Similarly, the obligation of due diligence,4 which currently appears in the draft Pact, could draw lessons from certain climate justice decisions which develop the duty of care concept as an obligation for States in climate (and environmental) matters to deploy “all means at their disposal” to “protect” citizens against the risks and damages associated with climate change (and environmental degradation).5

A number of new environmental law principles, such as that of non-regression6 , also arise in the draft Pact. This principle concerns the establishment of a progression obligation for environmental law.7  Provided in international environmental law since 4th March 2018 by the Esacazu Agreement8 and already drafted in the Paris Agreement (Article 4.3), it is the logical continuation of the principle of the protection of future generations, which is already enshrined in the 1972 Stockholm Convention and the 1992 Rio United Nations Framework Convention on Climate Change. In addition, it is the embodiment of the principle of social and environmental equity, which is also present in the 1992 Convention and the 2015 Paris Climate Agreement. The non-regression principle, despite still having a low profile in the international arena9 , has nonetheless had practical applications in the context of climate litigation through the rights of future generations (see Urgenda and Colombia, 2018). It should be possible to include the principle in the final version of the Global Pact, drawing particularly from the meaning given by the Paris Agreement.10

Finally, the principle of environmental cooperation was the subject of an advisory opinion of the Inter-American Court of Human Rights of 15th November 2017 on Colombia’s interpretation of the obligations relating to the protection of the environment and potential environmental damage between States. The Court provided a very broad interpretation of the obligations of States in terms of “prevention and cooperation” to avoid cross-border damage (by including greenhouse gas emissions in the concept of pollution). The Court has also included climate change as one of the factors of marine degradation that States must take into account to achieve better cooperation.11 The principle of cooperation drawn from this decision also links with the issue of capabilities (and therefore funding), which is central to climate justice, and which should be supported by the Pact.

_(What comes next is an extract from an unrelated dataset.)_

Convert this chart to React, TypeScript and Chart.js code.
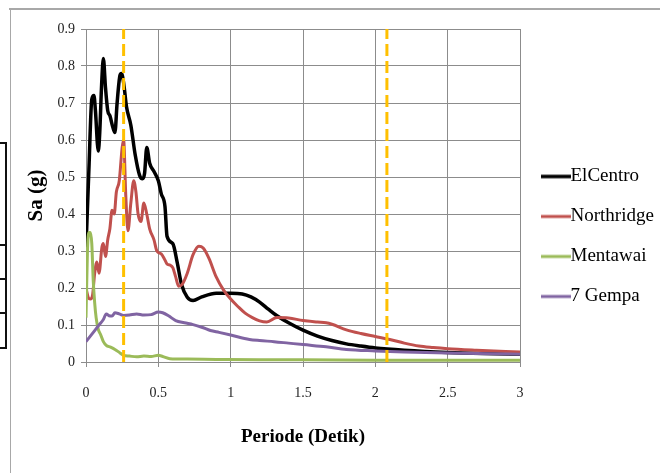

The Paris Agreement’s contribution to climate

In general terms, the climate regime as proposed by the Paris Agreement—which is largely the basis for the current development of climate justice—includes valuable elements that could lead to the renewal of international environmental law.12 At the same time, the Pact could provide an opportunity to improve the weaker aspects of the climate regime, such as the need to harmonise the three instruments: the Framework Convention, the Kyoto Protocol and the Paris Agreement. Indeed, the Convention was designed as an open and very general text, even though it conveys the founding principles of the “climate regime”; the Protocol, on the other hand, is binding but has not been particularly effective during its final period (2013-2020) due to the low number of countries involved; while the Paris Agreement, although benefiting from the mass participation of States, is built on a normative model that is currently weakly binding—with the exception of the procedural aspects—and highly flexible, even evolutive, which can convey a certain amount of legal uncertainty. Equally, and in the absence of true sanctions, the name and shame system could be improved by the clarification of what a penalty regime could be like in case of non-compliance.

Finally, and on a more general level, the Pact could address the institutional fragmentation currently afflicting international environmental law through the inclusion of issues that are presently scattered across texts of various types: international trade, investment law and finance, in a similar way to what has been started by the Paris Agreement.